When he names what he feels instead of pushing it down, the pressure decreases. The cap loosens. The system regulates.

Resistance honored becomes integration.

Interpersonal Resistance: What Grows in Silence

What happens individually also happens relationally.

Avoided tensions in couples and families behave like organisms in a petri dish: left unattended, they multiply.

Decades of research from The Gottman Institute demonstrate that minimizing, deflecting, and stonewalling are early predictors of relational breakdown. When one partner consistently shuts down or redirects, connection slowly erodes. Over time, small conflicts feel explosive because accumulated pressure has no outlet.

In families, the question shifts from “Who is the resistant one?” to “What need is being signaled?”

Resistance in relationships often marks unmet needs, misattunement, or imbalance.

Naming it early prevents escalation later.

Organizational Resistance: The Paradox of Forced Change

The same dynamics scale upward.

Research suggests that 60–70% of organizational change initiatives fail. Many studies identify inadequate leadership support, lack of psychological safety, and poorly managed resistance as primary factors.

When change is rushed or forced:

● Productivity decreases
● Absenteeism rises
● Engagement drops
● Mistrust spreads

When resistance is honored:

● Feedback becomes data
● Dissent strengthens strategy
● Adoption rates increase
● Turnover decreases

Resistance, in this context, functions as quality control.

Poorly managed resistance is costly.
Well-managed resistance is intelligent adaptation.

Sociocultural Pressure: When Systems Explode

At a societal level, chronic suppression has consequences.

When individuals, families, or communities have no culturally acceptable way to express overwhelm, fear, grief, or anger, pressure seeks release—sometimes destructively.

Honoring resistance means noticing early signs of strain before rupture becomes the only available outlet.

Four Steps to Leverage Resistance

1. Curiosity Over Combat

Shift from “How do we eliminate this?” to “What is this protecting?”

2. Resistance as Information

Every form of resistance carries data about values, fears, identity, or autonomy.

3. Pace and Timing

Resistance often signals that change is moving faster than integration can occur.

4. Inclusion Rather Than Exclusion

Inviting resistant voices into the process strengthens outcomes at every level.

Reframing Resistance

Resistance is not the opposite of change.

It is part of the change process.

At its core, resistance says:

“Something matters here.”
“Slow down.”
“I need safety.”
“I’m not ready.”

When we stop battling resistance and begin listening to it, transformation becomes less violent and more sustainable.

Resistance is not an obstacle to overcome.

It is the doorway into deeper understanding—of the self, of the relationship, of the organization, and of the culture we are collectively shaping.

References

Gross, J. J., & Levenson, R. W. (1997).
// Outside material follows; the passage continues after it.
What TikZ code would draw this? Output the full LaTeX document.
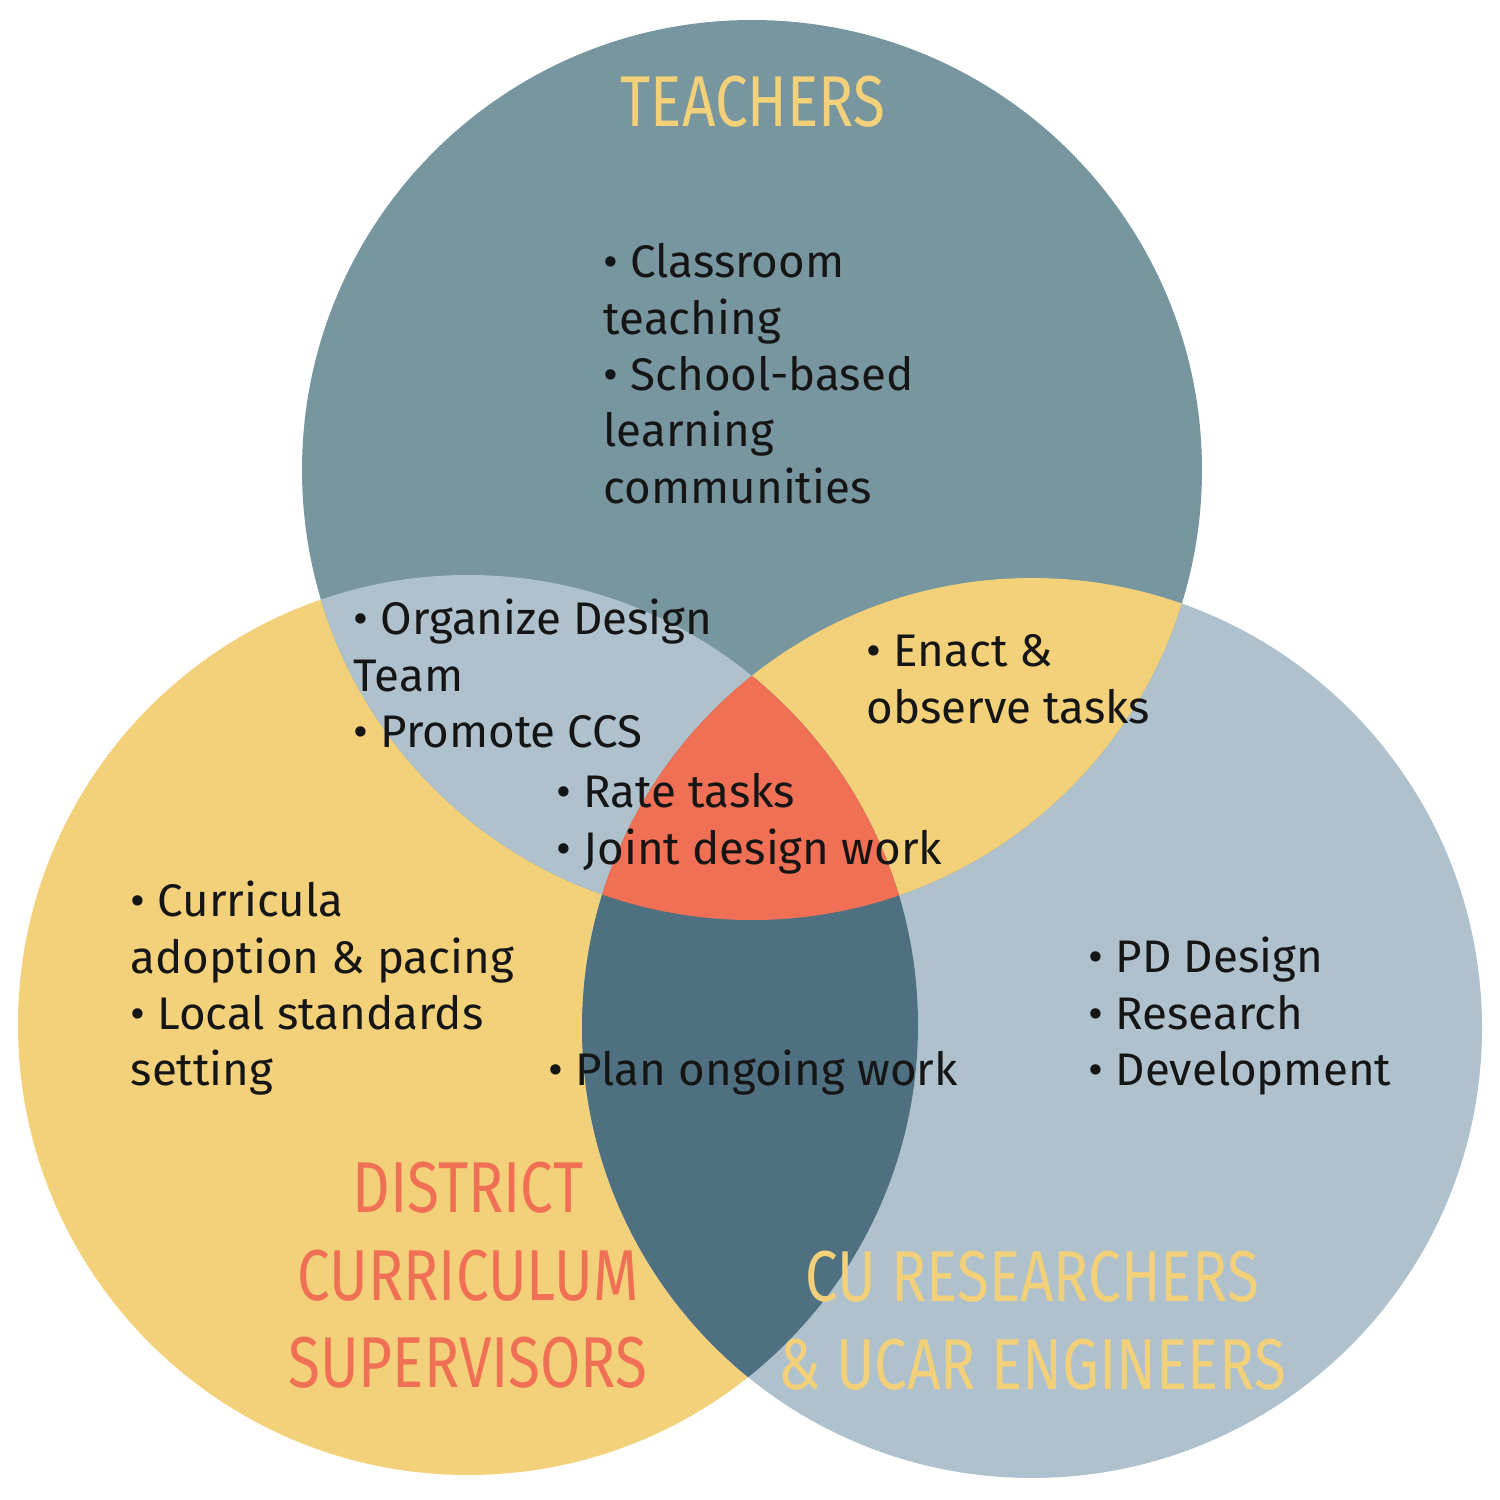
\documentclass[tikz,border=0pt]{standalone}
\usepackage{fontspec}
\setmainfont{Fira Sans}
\newfontfamily\headfont[FakeStretch=0.81]{Fira Sans}
\definecolor{slate}{HTML}{7896A0}
\definecolor{lightblue}{HTML}{AFC1CD}
\definecolor{sun}{HTML}{F2D17A}
\definecolor{deep}{HTML}{4F7080}
\definecolor{coral}{HTML}{F07055}
\definecolor{ink}{HTML}{151515}
\newcommand\bodyblock[1]{\vtop{\baselineskip=0.563cm\lineskiplimit=-5cm\halign{##\hfil\cr #1\crcr}}}
\newcommand\headblock[1]{\vtop{\baselineskip=0.875cm\lineskiplimit=-5cm\halign{\hfil##\hfil\cr #1\crcr}}}
\tikzset{
  bodytext/.style={anchor=base west, inner sep=0pt, text=ink, font=\fontsize{13pt}{15pt}\selectfont},
  headtext/.style={anchor=base, inner sep=0pt, font=\headfont\fontsize{20.5pt}{25pt}\selectfont},
}
\begin{document}
\begin{tikzpicture}
\useasboundingbox (0,0) rectangle (15,15);
\def\topc{(7.52,10.30) circle (4.5)}
\def\leftc{(4.68,4.75) circle (4.5)}
\def\rightc{(10.32,4.72) circle (4.5)}
% base circles
\fill[sun] \leftc;
\fill[lightblue] \rightc;
\fill[slate] \topc;
% pairwise intersections
\begin{scope}
  \clip \topc;
  \fill[lightblue] \leftc;
  \fill[sun] \rightc;
\end{scope}
\begin{scope}
  \clip \leftc;
  \fill[deep] \rightc;
\end{scope}
% triple intersection
\begin{scope}
  \clip \topc;
  \clip \leftc;
  \fill[coral] \rightc;
\end{scope}
% headings
\node[headtext, text=sun] (teachers) at (7.53,13.73) {\headblock{TEACHERS}};
\node[headtext, text=coral] (district) at (4.68,2.87) {\headblock{DISTRICT\cr CURRICULUM\cr SUPERVISORS}};
\node[headtext, text=sun] (cu) at (10.32,1.98) {\headblock{CU RESEARCHERS\cr \& UCAR ENGINEERS}};
% body texts
\node[bodytext] (tblock) at (6.03,12.22) {\bodyblock{• Classroom\cr teaching\cr • School-based\cr learning\cr communities}};
\node[bodytext] (tlblock) at (3.53,8.65) {\bodyblock{• Organize Design\cr Team\cr • Promote CCS}};
\node[bodytext] (allblock) at (5.56,6.92) {\bodyblock{• Rate tasks\cr • Joint design work}};
\node[bodytext] (trblock) at (8.66,8.33) {\bodyblock{• Enact \&\cr observe tasks}};
\node[bodytext] (lblock) at (1.30,5.83) {\bodyblock{• Curricula\cr adoption \& pacing\cr • Local standards\cr setting}};
\node[bodytext] (lrblock) at (5.48,4.14) {\bodyblock{• Plan ongoing work}};
\node[bodytext] (rblock) at (10.88,5.27) {\bodyblock{• PD Design\cr • Research\cr • Development}};
\end{tikzpicture}
\end{document}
Hiding feelings: The acute effects of inhibiting negative and positive emotion. Journal of Abnormal Psychology, 106(1), 95–103.

Hayes, S. C., Wilson, K. G., Gifford, E. V., Follette, V. M., & Strosahl, K. (1996). Experiential avoidance and behavioral disorders: A functional dimensional approach to diagnosis and treatment. Journal of Consulting and Clinical Psychology, 64(6), 1152–1168.

Chawla, N., & Ostafin, B. (2007). Experiential avoidance as a functional dimensional approach to psychopathology: An empirical review. Journal of Clinical Psychology, 63(9), 871–890.